For one thing, every time the Bible has been re-translated it does not mean those translators burned the manuscripts they copied from. When the King James translators did their work, they based their New Testament on essentially six New Testament manuscripts – the earliest of which came about 500 hundred years earlier. Almost 400 years later, we now have about 1,000 times as many manuscripts as they had. And our earliest manuscripts go all the way down to the 2nd Century. It is a huge difference. So as time goes on we are actually getting closer to the original in both the number of manuscripts and in the dates of those manuscripts. On a general scale, we are making great progress towards the originals.

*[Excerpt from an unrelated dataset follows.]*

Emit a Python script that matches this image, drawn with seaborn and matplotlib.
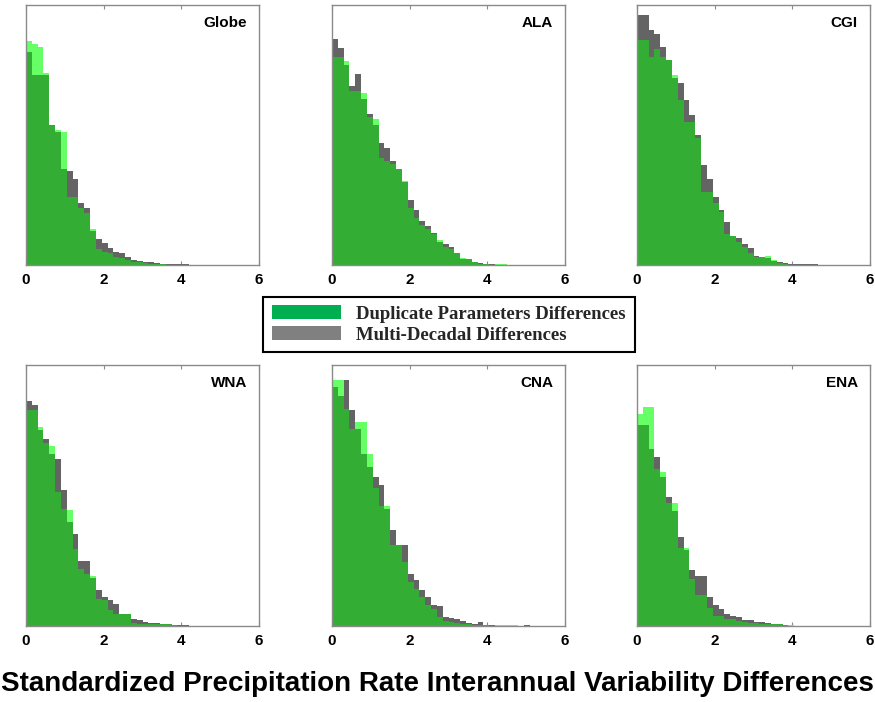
import numpy as np
import pandas as pd
import matplotlib
matplotlib.use("Agg")
import matplotlib.pyplot as plt
from matplotlib.patches import Patch
import seaborn as sns

# ---------------- data (relative bin heights) ----------------
BIN_WIDTH = 0.15
N_BINS = 40
X_RANGE = (0, 6)

regions = ["Globe", "ALA", "CGI", "WNA", "CNA", "ENA"]
x_ticks = [0, 2, 4, 6]
legend_labels = ["Duplicate Parameters Differences", "Multi-Decadal Differences"]
title_text = "Standardized Precipitation Rate Interannual Variability Differences"

# Duplicate Parameters Differences (green)
globe_dup = [0.86, 0.85, 0.84, 0.74, 0.54, 0.52, 0.51, 0.26, 0.26, 0.22, 0.20, 0.14, 0.06, 0.05,
             0.045, 0.03, 0.028, 0.02, 0.012, 0.01, 0.006, 0.004, 0.003, 0.002, 0.001, 0.001]
ala_dup = [0.80, 0.80, 0.785, 0.67, 0.67, 0.66, 0.57, 0.56, 0.41, 0.40, 0.39, 0.37, 0.325, 0.22,
           0.18, 0.155, 0.14, 0.12, 0.097, 0.07, 0.06, 0.046, 0.028, 0.025, 0.01, 0.004, 0.002,
           0.001, 0.002, 0.004, 0.001]
cgi_dup = [0.865, 0.865, 0.80, 0.83, 0.80, 0.79, 0.73, 0.634, 0.55, 0.55, 0.49, 0.28, 0.28, 0.24,
           0.205, 0.12, 0.11, 0.09, 0.07, 0.045, 0.03, 0.03, 0.035, 0.02, 0.008, 0.003, 0.001]
wna_dup = [0.826, 0.826, 0.762, 0.70, 0.69, 0.513, 0.45, 0.443, 0.296, 0.22, 0.20, 0.19, 0.105,
           0.10, 0.06, 0.047, 0.047, 0.045, 0.01, 0.008, 0.007, 0.007, 0.006, 0.008, 0.008, 0.002]
cna_dup = [0.944, 0.944, 0.83, 0.756, 0.78, 0.78, 0.66, 0.53, 0.458, 0.458, 0.31, 0.31, 0.245,
           0.17, 0.14, 0.11, 0.08, 0.065, 0.035, 0.02, 0.015, 0.012, 0.008, 0.006, 0.004, 0.002,
           0.002, 0.001, 0.003, 0.005, 0.005, 0.003]
ena_dup = [0.814, 0.84, 0.84, 0.60, 0.59, 0.47, 0.47, 0.30, 0.30, 0.18, 0.117, 0.117, 0.07, 0.04,
           0.04, 0.028, 0.025, 0.02, 0.015, 0.012, 0.01, 0.009, 0.009, 0.009, 0.009, 0.005, 0.003]

# Multi-Decadal Differences (grey)
globe_dec = [0.82, 0.73, 0.73, 0.73, 0.54, 0.51, 0.37, 0.36, 0.33, 0.24, 0.22, 0.13, 0.10, 0.085,
             0.065, 0.05, 0.045, 0.03, 0.02, 0.015, 0.012, 0.01, 0.007, 0.005, 0.004, 0.003,
             0.002, 0.002, 0.001, 0.001]
ala_dec = [0.87, 0.835, 0.77, 0.69, 0.735, 0.64, 0.58, 0.54, 0.47, 0.45, 0.40, 0.37, 0.32, 0.25,
           0.21, 0.17, 0.15, 0.125, 0.09, 0.08, 0.07, 0.045, 0.025, 0.022, 0.013, 0.008, 0.005,
           0.002, 0.001]
cgi_dec = [0.96, 0.96, 0.905, 0.89, 0.84, 0.79, 0.72, 0.70, 0.634, 0.576, 0.50, 0.385, 0.33, 0.26,
           0.21, 0.165, 0.11, 0.105, 0.08, 0.064, 0.035, 0.03, 0.028, 0.015, 0.01, 0.006, 0.005,
           0.004, 0.003, 0.002, 0.002, 0.001]
wna_dec = [0.862, 0.845, 0.75, 0.718, 0.66, 0.64, 0.52, 0.40, 0.354, 0.25, 0.25, 0.185, 0.137,
           0.11, 0.098, 0.085, 0.047, 0.045, 0.028, 0.022, 0.015, 0.013, 0.01, 0.008, 0.006,
           0.004, 0.003, 0.002, 0.001]
cna_dec = [0.915, 0.88, 0.944, 0.826, 0.756, 0.66, 0.61, 0.57, 0.54, 0.45, 0.366, 0.31, 0.31, 0.20,
           0.175, 0.137, 0.11, 0.08, 0.075, 0.035, 0.03, 0.028, 0.02, 0.01, 0.006, 0.015, 0.004,
           0.002, 0.001, 0.001, 0.0, 0.0, 0.0, 0.002]
ena_dec = [0.77, 0.77, 0.68, 0.648, 0.57, 0.494, 0.44, 0.34, 0.29, 0.213, 0.19, 0.19, 0.11, 0.08,
           0.066, 0.045, 0.04, 0.035, 0.022, 0.022, 0.015, 0.015, 0.01, 0.008, 0.006, 0.002, 0.001]

dup_series = [globe_dup, ala_dup, cgi_dup, wna_dup, cna_dup, ena_dup]
dec_series = [globe_dec, ala_dec, cgi_dec, wna_dec, cna_dec, ena_dec]

# ---------------- styling ----------------
C_DUP = "#66ff66"      # duplicate-only (light green)
C_DEC = "#646464"      # multi-decadal-only (grey)
C_BOTH = "#33ad33"     # overlap (mid green)
C_LEG_DUP = "#00b050"
C_LEG_DEC = "#808080"
SPINE = "#8a8a8a"

sns.set_theme(style="white")
plt.rcParams["font.family"] = ["Liberation Sans", "DejaVu Sans"]

fig = plt.figure(figsize=(8.75, 7.02), dpi=100)

W, H = 875.0, 702.0
lefts = [26, 332, 637]
rows = [(5, 265), (365, 626)]
rects = []
for (top, bot) in rows:
    for lx in lefts:
        rects.append([lx / W, (H - bot) / H, 233 / W, (bot - top) / H])

centers = X_RANGE[0] + BIN_WIDTH * (np.arange(N_BINS) + 0.5)


def padded(vals):
    out = np.zeros(N_BINS)
    out[:len(vals)] = vals
    return out


for name, rect, dup, dec in zip(regions, rects, dup_series, dec_series):
    ax = fig.add_axes(rect)
    d = padded(dup)
    m = padded(dec)
    both = np.minimum(d, m)
    df = pd.DataFrame({"x": centers, "dup": d, "dec": m, "both": both})
    for col, color in (("dup", C_DUP), ("dec", C_DEC), ("both", C_BOTH)):
        sns.histplot(data=df, x="x", weights=col, bins=N_BINS, binrange=X_RANGE,
                     element="step", fill=True, color=color, alpha=1, linewidth=0, ax=ax)
    ax.set_xlim(*X_RANGE)
    ax.set_ylim(0, 1)
    ax.set_xlabel("")
    ax.set_ylabel("")
    ax.set_yticks([])
    ax.set_xticks(x_ticks)
    ax.set_xticklabels([str(t) for t in x_ticks], fontweight="bold", fontsize=11)
    ax.tick_params(axis="x", direction="in", top=True, bottom=True, length=3,
                   width=0.8, color=SPINE, pad=6, labelcolor="black")
    for sp in ax.spines.values():
        sp.set_color(SPINE)
        sp.set_linewidth(1.0)
        sp.set_visible(True)
    ax.text(0.948, 0.93, name, transform=ax.transAxes, ha="right", va="center",
            fontsize=11, fontweight="bold", color="black")

handles = [Patch(facecolor=C_LEG_DUP, edgecolor="none"),
           Patch(facecolor=C_LEG_DEC, edgecolor="none")]
leg = fig.legend(handles, legend_labels, loc="center",
                 bbox_to_anchor=((259 + 639) / 2 / W, 1 - (296 + 353) / 2 / H),
                 prop={"family": "Liberation Serif", "weight": "bold", "size": 13.5},
                 frameon=True, fancybox=False, framealpha=1, edgecolor="black",
                 handlelength=3.7, handleheight=0.75, handletextpad=0.8,
                 labelspacing=0.18, borderpad=0.46, borderaxespad=0)
leg.get_frame().set_linewidth(1.5)

fig.text(0.5, 1 - 691 / H, title_text, ha="center", va="baseline",
         fontsize=20, fontweight="bold", color="black")

fig.savefig("out.png", dpi=100)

The question being asked about reliability is a question of how good of a witness are these manuscripts to that original or the autographic text. Since we do not have the originals, we have to estimate. We do not have the absolute facts that say I know for sure on the basis of evidence that this goes back to the original. What we can argue is on the probability. And the probability is so overwhelmingly strong that the manuscripts – at least 98% of the time – go back to the original. It is absolutely overwhelming. To give an illustration, the growth of the text of the New Testament from the 1st Century when they originated, all the way up until 1516 when Erasmus published the first Greek New Testament on the printing press is about 2%. People talk about how the majority text or the manuscripts behind the King James added a lot of material, while King James advocates say others are in fact cutting out parts of the word of God. My argument is not that we only have 98% of the word of God; it is that the KJV has 102%. And we need to cut out 2% of that draw to get to the gold. So that is it – 2% growth over fourteen to fifteen hundred years. Nobody is going to bid on that. That is a terrible investment. So it is not a massive growth like people normally get the image of when they read a book like ‘Misquoting Jesus.’